We rejected the first because our mission is to expand our audience. We want different games in Cartridge although we gravitate towards multiplayer action most of the time :).

We rejected the second idea after making and playing it. The idea was laser traps which forced you to be careful and not trip over them. You could move other objects in front of the laser to get pass. It was nice but there was something bigger and shinier sitting quietly beneath. So we ditched the lasers.

It always feels like your creation is not enough. But it is enough. The third idea which is now the core of Station Raiders was there since the beginning.

Inside this rock we discovered a gem. It is not 100% polished, because this game is a prototype, but it is there for you to experience.

Have fun – Station Raiders

MM

Emergent magic

I remember vividly one night, when we were kids with my brother. Trying to sleep in our beds, we suddenly heard wierd noises coming out of our parents room. We never heard them before. Something falling, something jumping? What was it?

We quietly snuck out of bed and went to peep. It was something new. My dad was sitting at his IBM and playing a game. We knew all the games on that computer (there weren’t many games in those days). But what was this?

This game keeps coming up in my memories although I haven’t played it in over 20 years. It was called “Alley Cat”. I can still hear the melody played on the PC speaker.

The next day, first thing in the morning we carefully typed in A L L E Y C A T in the DOS command box and got carried away.

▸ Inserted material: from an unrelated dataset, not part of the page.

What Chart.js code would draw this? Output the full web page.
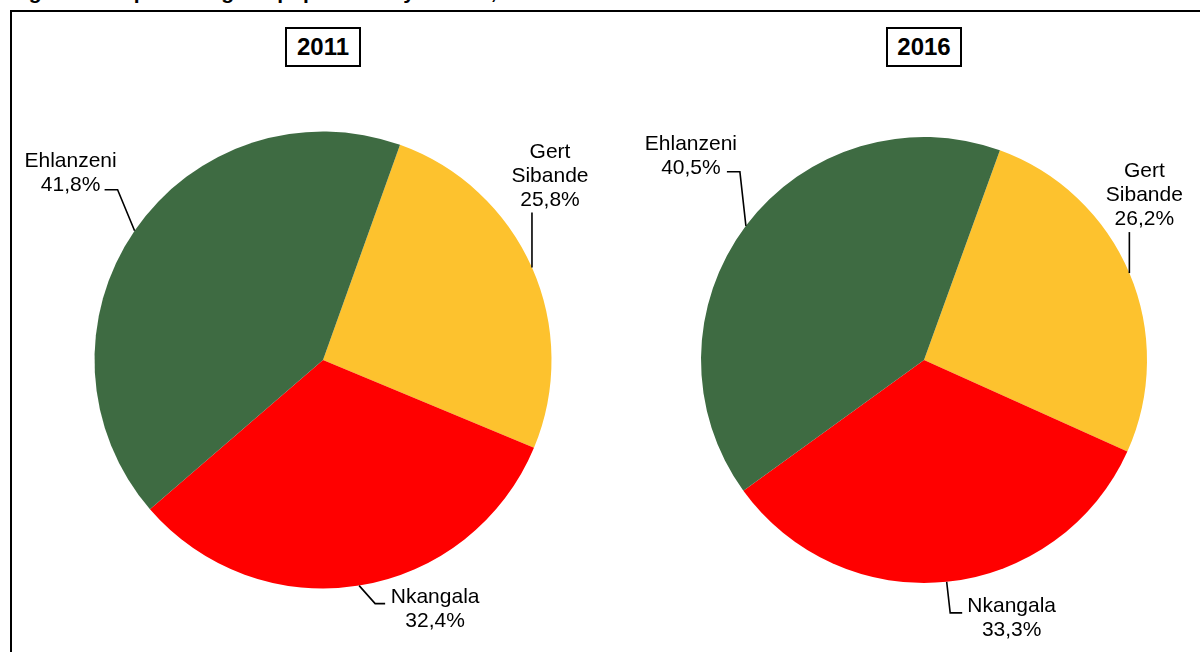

Alley Cat was the hardest game we played. It was unforgiving. It challenged our little fingers like nothing before. It was simple though and the goals were clear. You played as an alley cat trying to catch mice and at the same time avoid other cats, flying shoes and brooms. The design was different and original.

A mystical aura surrounded the game. Like a hidden treasure found and retreived. We knew every game on that old PC, every directory, every file, every program. For some reason we missed this one and our dad discovered it. We thought of it as something else than the rest – it stood out.

It was mystical, it was different and it was challenging. It was perfect.

What really makes a perfect game? As you see it’s not about this or that feature. It’s also about everything else that surrounds a game.

Cartridge is my attempt to create a breeding ground for emergence to occur. It will create the unforeseen, that which we cannot think of, code or paint. Other developers often overlook this critical component of a good game. I want to focus on it. I want to recreate the magic Alley Cat had.

Cartridge is my way for that magic to happen.

MM

Why games fail at first contact

I believe any kind of entertainment is a failure if it doesn’t give you direct pleasure at first contact.

In computer games you often get a title screen and company and publisher credits which you can’t skip. You press space, enter, escape, smash the keyboard. Can’t skip it. Gotta watch the carefully rendered animation made for some ego-centric publisher to show that it was his money put into the game.

The first experience of a game like this is – frustration. This theme continues, later with menus and long loading times. You put up with it because you paid money and now you believe it will be worth it.

Most likely it won’t be. Because if the game developer wasn’t conscious of serving you frustration right at the beginning, then how the hell can he be conscious of serving you other feelings – like fun and excitement?

I believe a game should just rocket launch you into action. You don’t have time to wait. You want to play it – right here right now. You want instant satisfaction and instant pleasure – at first contact. You run it, you touch it, you control it. You dive straight into the game world – It feels good. You’re having fun. And that’s how it should be. And this is how Cartridge will feel.

MM

I like my games no bullshit

I like my games no bullshit.

No complicated controls, the need for tutorials, unnecesary menus, long instructions, introductions, cut scenes and filler features. No loading times, title screens, installers, big downloads and sketchy pricing schemes. No waiting years for it to come out, endless patches and changes, microtransactions and DLC, 

Time to stop the bullshit!

I only want the pure enjoyment and satisfaction of playing a great video game.